Digitisation has the power to transform public access to Queensland’s history and culture, unlocking museum collections for everyone to explore and discover online.
Now, thanks to the generous gift of an anonymous donor, Queensland Museum has been able to conserve, digitise and share online a unique part of the State Collection held in the museum’s Research Library.
Our Research Library was founded in 1876 and has grown into an extraordinary and comprehensive collection, featuring rare books, journal collections and general monographs. Researchers around Australia and beyond continue to visit the Library in person to access resources to inform their work.
The William McLennan Personal Papers include ornithological field journals, letters and photographs which detail significant historic field work in Queensland. Supported by this donation, our digitisation project has enabled online access to 48 diaries, field notebooks and 200 pages of correspondence recording copious bird-watching observations in North Queensland. These sightings, recorded between 1906 and 1923, provide invaluable data regarding bird activity in the region.
William Rae McLennan (1882-1935) was an ornithology enthusiast whose reliable observations earned respect and employ from several key Australian ornithologists including Dr MacGillivray, H. L. White and Gregory M. Mathews. McLennan also provided observational data for the preparation of Neville W. Cayley’s Cayley’s Book of Birds, which informed Cayley’s 1931 publication What Bird is That?.
McLennan’s collecting work included expeditions to Cape York Peninsula between 1909 and 1915 and Gulf of Carpentaria between 1915 and 1916[i], both of which are referenced within Mathews’ monumental 12-volume publication The Birds of Australia (1910-1927). Mathews even named a bird genus after him, declaring “[McLennan] who, for Dr MacGillivray and others, has done such good work as a collector.”[ii] Sadly, only one bird species from the genus named after McLennan survives today – the Geoffroyus geoffroyi maclennani commonly known as the Red-cheeked Parrot.
The personal papers of McLennan also confirm he was a diligent record keeper and letter writer. There are more than 3,500 pages of observational notes in his diaries, which also include letters from his time overseas during World War One.
McLennan’s work may be over a century old, but his findings continue to be of value to ornithology researchers today.
A new paper by Patrick Webster and Henry Stoetzel[iii] in a 2021 edition of the Australian Field Ornithology journal provided the first verified record of the Chestnut-backed Button-quail Turnix castanotus in Queensland—through the William McLennan Personal Papers collection, they have unearthed a similar sighting from 100 years ago that appears to have never been reported before.

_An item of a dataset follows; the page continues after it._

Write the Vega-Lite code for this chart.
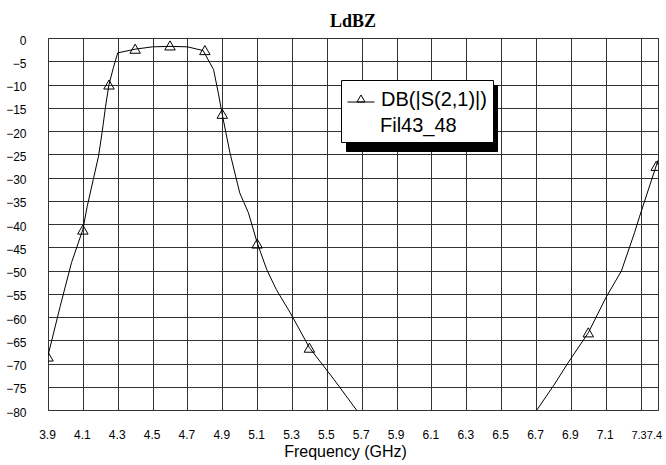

Researchers Elinor Scambler, Mary Barram and co-authors have also recently used McLennan’s diaries as part of a research project on significant present and historical Brolga flocking sites. Thanks to McLennan’s observations, they succeeded in identifying details of a significant roost of approximately 1,000 Brolgas in Northwest Queensland in 1912.
By accessing data recorded in the past, researchers can map trends and changes between then and now, contributing to greater understanding of species and environments, informing environmental management and conservation strategies. In addition to McLennan’s ornithological observations, his material reveals significant geographical, meteorological and social descriptions from the early 1900s.
We are very grateful to the anonymous donor who enabled this project.